For the sake of this tutorial, I generated some bogus response data to use in the next steps. You can also generate it using the code below.

# Simulate RC response data -----------------------------------------------

# How many participants?
nr_subjects <- 50
# How many trials?
nr_trials <- 500

# Generate simulated data frame
sim_data <- data.frame(
condition = "TRUSTWORTHY",
subject = rep(1:nr_subjects, each = nr_trials),
trial = rep(1:nr_trials, times = nr_subjects),
resp = rbinom(nr_subjects*nr_trials, 1, 0.3)
) %>%
mutate(resp = ifelse(resp == 0, -1, 1))

# Save data
write_csv(sim_data, file = "sim_rc_data.csv")

Generating Classification Images

Once you have finished collecting and processing your data, you are ready to generate classification images (CIs).
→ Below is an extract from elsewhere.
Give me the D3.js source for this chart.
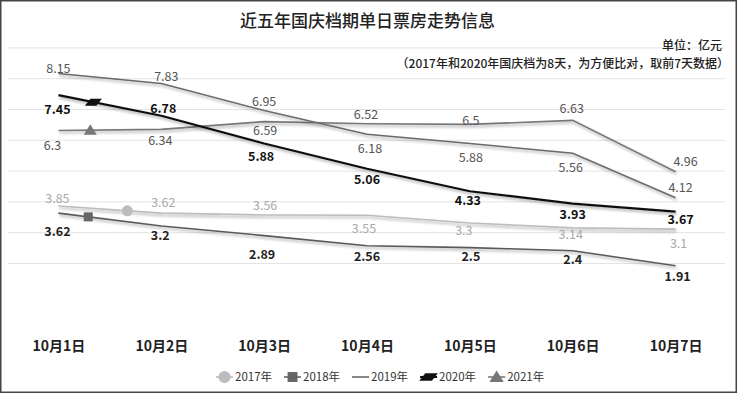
<!DOCTYPE html>
<html>
<head>
<meta charset="utf-8">
<script src="https://cdn.jsdelivr.net/npm/d3@7/dist/d3.min.js"></script>
<style>
  body { margin: 0; background: #fff; }
  text { font-family: "Noto Sans CJK SC", "Noto Sans", sans-serif; }
</style>
</head>
<body>
<div id="chart"></div>
<script>
// categories and series values (亿元)
const days = ["10月1日", "10月2日", "10月3日", "10月4日", "10月5日", "10月6日", "10月7日"];
const v2017 = [3.85, 3.62, 3.56, 3.55, 3.3, 3.14, 3.1];
const v2018 = [3.62, 3.2, 2.89, 2.56, 2.5, 2.4, 1.91];
const v2019 = [8.15, 7.83, 6.95, 6.18, 5.88, 5.56, 4.12];
const v2020 = [7.45, 6.78, 5.88, 5.06, 4.33, 3.93, 3.67];
const v2021 = [6.3, 6.34, 6.59, 6.52, 6.5, 6.63, 4.96];
const yearNames = ["2017年", "2018年", "2019年", "2020年", "2021年"];
const gridTicks = [2, 3, 4, 5, 6, 7, 8, 9];

let width = 737,
    height = 393;

// per-series look; label offsets are [dx, dy] from the point
const series = [
  { name: yearNames[0], values: v2017, color: "#bdbdbd", width: 1.6, label: "#a9a9a9", bold: false, marker: "circle", t: 0.67,
    off: [[-1,-7],[2,-10],[1,-9],[-3,13],[-6,7.5],[-2,7],[3,15]] },
  { name: yearNames[1], values: v2018, color: "#5a5a5a", width: 1.6, label: "#222", bold: true, marker: "square", t: 0.29,
    off: [[-1,18.5],[-1,10],[-2,19],[0,11],[1,9],[0,9],[2,11]] },
  { name: yearNames[2], values: v2019, color: "#6a6a6a", width: 1.5, label: "#555", bold: false, marker: null, t: 0,
    off: [[0,-5],[5,-7],[0,-9],[3,14],[1,14.5],[-2,14.5],[5,-10.5]] },
  { name: yearNames[3], values: v2020, color: "#111", width: 2.2, label: "#111", bold: true, marker: "para", t: 0.34,
    off: [[-1,14],[2,-7],[-3,13],[0,11],[-2,9],[0,11],[5,8]] },
  { name: yearNames[4], values: v2021, color: "#777", width: 1.6, label: "#555", bold: false, marker: "triangle", t: 0.31,
    off: [[-6,15],[-1,11],[1,9],[-1,-9],[1,-4],[-1,-12],[10,-10]] }
];

let svg = d3.select("#chart")
    .append("svg")
    .attr("width", width)
    .attr("height", height);

// soft shadow under the lines
let defs = svg.append("defs");
let f = defs.append("filter").attr("id", "shadow")
    .attr("x", "-5%").attr("y", "-30%").attr("width", "110%").attr("height", "160%");
f.append("feGaussianBlur").attr("in", "SourceAlpha").attr("stdDeviation", 1.8).attr("result", "blur");
f.append("feOffset").attr("in", "blur").attr("dx", 1).attr("dy", 2).attr("result", "off");
f.append("feComponentTransfer").attr("in", "off").attr("result", "soft")
    .append("feFuncA").attr("type", "linear").attr("slope", 0.35);
let merge = f.append("feMerge");
merge.append("feMergeNode").attr("in", "soft");
merge.append("feMergeNode").attr("in", "SourceGraphic");

svg.append("rect")
    .attr("x", 0.75).attr("y", 0.75)
    .attr("width", width - 1.5).attr("height", height - 1.5)
    .attr("fill", "none").attr("stroke", "#444").attr("stroke-width", 1.5);

let x = d3.scalePoint()
    .domain(days)
    .range([7, 727])
    .padding(0.5);

let y = d3.scaleLinear()
    .domain([0, 9])
    .range([324.6, 47.4]);

// gridlines
svg.append("g")
    .attr("transform", "translate(8, 0)")
    .call(d3.axisLeft(y).tickValues(gridTicks).tickSize(-717).tickFormat(""))
    .call(g => g.select(".domain").remove())
    .call(g => g.selectAll("line").attr("stroke", "#e4e4e4").attr("stroke-width", 1));

// category axis
svg.append("g")
    .attr("transform", `translate(0, ${y(0)})`)
    .call(d3.axisBottom(x).tickSize(0))
    .call(g => g.select(".domain").remove())
    .call(g => g.selectAll("text")
        .attr("y", 21.5).attr("dy", "0.35em")
        .style("font-size", "14px").style("font-weight", "bold")
        .attr("fill", "#222"));

// title and notes
svg.append("text")
    .attr("x", 367.5).attr("y", 21).attr("dy", "0.35em")
    .attr("text-anchor", "middle")
    .style("font-size", "17px").style("font-weight", 500)
    .attr("fill", "#222")
    .text("近五年国庆档期单日票房走势信息");

svg.append("text")
    .attr("x", 722).attr("y", 46).attr("dy", "0.35em")
    .attr("text-anchor", "end")
    .style("font-size", "12px").style("font-weight", 500)
    .attr("fill", "#222")
    .text("单位：亿元");

svg.append("text")
    .attr("x", 729).attr("y", 64).attr("dy", "0.35em")
    .attr("text-anchor", "end")
    .style("font-size", "12px").style("font-weight", 500)
    .attr("fill", "#222")
    .text("（2017年和2020年国庆档为8天，为方便比对，取前7天数据）");

let line = d3.line()
    .x((d, i) => x(days[i]))
    .y(d => y(d));

function drawMarker(g, type, color, cx, cy, big) {
  let s = big ? 1.1 : 1;
  if (type === "circle") {
    g.append("circle").attr("cx", cx).attr("cy", cy).attr("r", 5.5 * s).attr("fill", color);
  } else if (type === "square") {
    g.append("rect").attr("x", cx - 4.5 * s).attr("y", cy - 4.5 * s)
        .attr("width", 9 * s).attr("height", 9 * s).attr("fill", color);
  } else if (type === "triangle") {
    g.append("path")
        .attr("d", `M${cx},${cy - 6 * s}L${cx + 6.5 * s},${cy + 4.5 * s}L${cx - 6.5 * s},${cy + 4.5 * s}Z`)
        .attr("fill", color);
  } else if (type === "para") {
    g.append("path")
        .attr("d", `M${cx - 8.5 * s},${cy + 3.5 * s}L${cx - 3 * s},${cy - 3.5 * s}L${cx + 8.5 * s},${cy - 3.5 * s}L${cx + 3 * s},${cy + 3.5 * s}Z`)
        .attr("fill", color);
  }
}

const markerColors = { circle: "#bcbcbc", square: "#666", triangle: "#777", para: "#111" };

// draw order: light lines first, 2020 on top
[0, 1, 4, 2, 3].forEach(k => {
  let s = series[k];
  let g = svg.append("g");
  g.append("path")
      .datum(s.values)
      .attr("d", line)
      .attr("fill", "none")
      .attr("stroke", s.color)
      .attr("stroke-width", s.width)
      .attr("filter", "url(#shadow)");

  if (s.marker) {
    // marker sits along the first segment
    let cx = x(days[0]) + s.t * (x(days[1]) - x(days[0]));
    let cy = y(s.values[0]) + s.t * (y(s.values[1]) - y(s.values[0]));
    drawMarker(g, s.marker, markerColors[s.marker], cx, cy, false);
  }
});

// data labels
series.forEach(s => {
  svg.append("g").selectAll("text")
      .data(s.values)
      .enter()
      .append("text")
      .attr("x", (d, i) => x(days[i]) + s.off[i][0])
      .attr("y", (d, i) => y(d) + s.off[i][1])
      .attr("dy", "0.35em")
      .attr("text-anchor", "middle")
      .style("font-size", "12.5px")
      .style("font-weight", s.bold ? "bold" : "normal")
      .attr("fill", s.label)
      .text(d => d);
});

// legend
let legend = svg.append("g").attr("transform", "translate(0, 377)");
let lx = 216;
series.forEach(s => {
  let item = legend.append("g");
  item.append("line")
      .attr("x1", lx).attr("x2", lx + 17)
      .attr("y1", 0).attr("y2", 0)
      .attr("stroke", s.marker ? markerColors[s.marker] : s.color)
      .attr("stroke-width", s.marker === "para" ? 2 : 1.6);
  if (s.marker) drawMarker(item, s.marker, markerColors[s.marker], lx + 8.5, 0, true);
  let t = item.append("text")
      .attr("x", lx + 19).attr("y", 0).attr("dy", "0.35em")
      .style("font-size", "11.5px")
      .attr("fill", "#333")
      .text(s.name);
  lx += 19 + t.node().getComputedTextLength() + 12;
});
</script>
</body>
</html>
You have several options:

  • Create a CI for each participant: we call this an Individual CI
  • Create a CI using the data from all participants of the same target construct condition (e.g. TRUSTWORTHY): we call this a Group CI
  • Create several CIs using randomly sampled subsets of participants from the same target construct condition (e.g. TRUSTWORTHY) we call this a Subgroup CI

Until recently, most studies using the two-phase variant of RC methods in Social Psychology, focused on generating and analyzing group CIs, as these capture the visual features predicting the target construct (TRUSTWORTHY) on which all participants of a condition agree on average.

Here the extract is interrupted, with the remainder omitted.